Try a repo and collection for Operations Rehearsal 3

## How do I create new science performance plots and metrics to be computed as part of the pipeline (Analysis Tools)? 

Suggested resources with examples:

* https://pipelines.lsst.io/v/daily/modules/lsst.analysis.tools/getting-started.html#analysis-tools-getting-started
* https://github.com/lsst-dm/analysis_tools_examples/blob/main/atoolsInvestigation.ipynb
* https://github.com/lsst-dm/analysis_tools_examples/blob/main/data_access_demo.ipynb

## How do I access and visualize survey property maps?

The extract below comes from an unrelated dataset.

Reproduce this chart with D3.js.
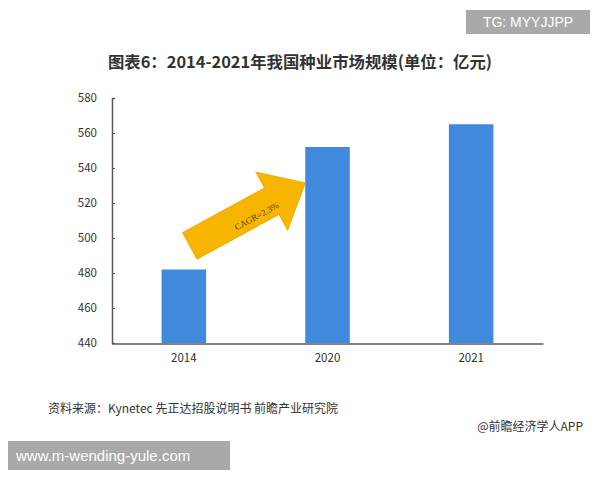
<!DOCTYPE html>
<html><head><meta charset="utf-8">
<script src="https://cdn.jsdelivr.net/npm/d3@7"></script>
<style>body{margin:0;background:#fff}svg{display:block}</style>
</head><body>
<script>
const categories = ["2014", "2020", "2021"];
const values = [482, 552, 565];
const yTicks = [440, 460, 480, 500, 520, 540, 560, 580];
const titleText = "图表6：2014-2021年我国种业市场规模(单位：亿元)";
const sourceText = "资料来源：Kynetec 先正达招股说明书 前瞻产业研究院";
const brandText = "@前瞻经济学人APP";
const cagrText = "CAGR=2.3%";

const W = 600, H = 480;
const svg = d3.select("body").append("svg").attr("width", W).attr("height", H);
const font = "'Noto Sans CJK SC','Noto Sans',sans-serif";

const x = d3.scaleBand().domain(categories).range([112, 543]).paddingInner(0.69).paddingOuter(0.345);
const y = d3.scaleLinear().domain([440, 580]).range([343, 98]);

// title
svg.append("text").attr("x", 300).attr("y", 68).attr("text-anchor", "middle")
  .attr("font-family", font).attr("font-weight", "bold").attr("font-size", 16.4).attr("fill", "#333")
  .text(titleText);

// bars
svg.selectAll("rect.bar").data(values).enter().append("rect").attr("class", "bar")
  .attr("x", (d, i) => x(categories[i])).attr("width", x.bandwidth())
  .attr("y", d => y(d)).attr("height", d => y(440) - y(d)).attr("fill", "#4189dd");

// y axis
const yAxis = svg.append("g").attr("transform", "translate(112,0)")
  .call(d3.axisRight(y).tickValues(yTicks).tickSize(3).tickFormat(""));
yAxis.select(".domain").attr("stroke", "#595959").attr("stroke-width", 1.5);
yAxis.selectAll(".tick line").attr("stroke", "#595959");
svg.selectAll("text.ylab").data(yTicks).enter().append("text").attr("class", "ylab")
  .attr("x", 97).attr("y", d => y(d)).attr("dy", "0.35em").attr("text-anchor", "end")
  .attr("font-family", font).attr("font-size", 11.5).attr("fill", "#333").text(d => d);

// x axis
const xAxis = svg.append("g").attr("transform", "translate(0,343.5)")
  .call(d3.axisBottom(x).tickSize(0).tickPadding(10));
xAxis.select(".domain").attr("stroke", "#595959").attr("stroke-width", 1.5);
xAxis.selectAll("text").attr("font-family", font).attr("font-size", 11.5).attr("fill", "#333");

// CAGR arrow, anchored to data positions
const tail = [x("2014") + x.bandwidth() / 2 + 6, y(495.5)];
const tip = [x("2020"), y(531.5)];
const dx = tip[0] - tail[0], dy = tip[1] - tail[1];
const L = Math.hypot(dx, dy), ang = Math.atan2(dy, dx) * 180 / Math.PI;
const sw = 15, hw = 33, hl = 38;
const arrowPts = [[0, -sw], [L - hl, -sw], [L - hl, -hw], [L, 0], [L - hl, hw], [L - hl, sw], [0, sw]];
const ag = svg.append("g").attr("transform", `translate(${tail[0]},${tail[1]}) rotate(${ang})`);
ag.append("path").attr("d", d3.line()(arrowPts) + "Z").attr("fill", "#f7b500").attr("stroke", "#f0ad00").attr("stroke-width", 1);
ag.append("text").attr("x", (L - hl) / 2 + 26).attr("y", 9).attr("text-anchor", "middle")
  .attr("font-family", "'Liberation Serif','DejaVu Serif',serif").attr("font-size", 9).attr("fill", "#5a4200")
  .text(cagrText);

// footer texts
svg.append("text").attr("x", 48).attr("y", 413).attr("font-family", font).attr("font-size", 12).attr("fill", "#333").text(sourceText);
svg.append("text").attr("x", 583).attr("y", 431).attr("text-anchor", "end").attr("font-family", font).attr("font-size", 12).attr("fill", "#333").text(brandText);

// overlay boxes
svg.append("rect").attr("x", 466).attr("y", 10).attr("width", 124).attr("height", 24).attr("fill", "#a9a9a9");
svg.append("text").attr("x", 528).attr("y", 27).attr("text-anchor", "middle").attr("font-family", "'Liberation Sans',Arial,sans-serif").attr("font-size", 14).attr("fill", "#fff").text("TG: MYYJJPP");
svg.append("rect").attr("x", 8).attr("y", 441).attr("width", 222).attr("height", 29).attr("fill", "#a9a9a9");
svg.append("text").attr("x", 16).attr("y", 461).attr("font-family", "'Liberation Sans',Arial,sans-serif").attr("font-size", 15).attr("fill", "#fff").text("www.m-wending-yule.com");
</script>
</body></html>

https://github.com/rubin-dp0/tutorial-notebooks/blob/main/DP02_03c_Survey_Property_Maps.ipynb

https://github.com/LSSTDESC/skyproj/tree/main/tutorial

In [None]:
import skyproj

In [None]:
for dtype in sorted(registry.queryDatasetTypes(expression="*consolidated_map*")):
    print(dtype.name)

In [None]:
sorted(registry.queryDatasets('deepCoadd_psf_maglim_consolidated_map_weighted_mean'))

In [None]:
hspmap = butler.get('deepCoadd_psf_maglim_consolidated_map_weighted_mean', band='i', skymap='DC2')

In [None]:
fig, ax = plt.subplots(figsize=(8, 5))
sp = skyproj.McBrydeSkyproj(ax=ax, lon_0=65.0)
sp.draw_hspmap(hspmap)
sp.draw_colorbar(label='PSF Maglim (i-band)')
plt.show()

del fig, ax, sp

The fields are small when viewed at this scale. Try zooming in, for example, on the COSMOS field at (RA, Dec) = (150, 2).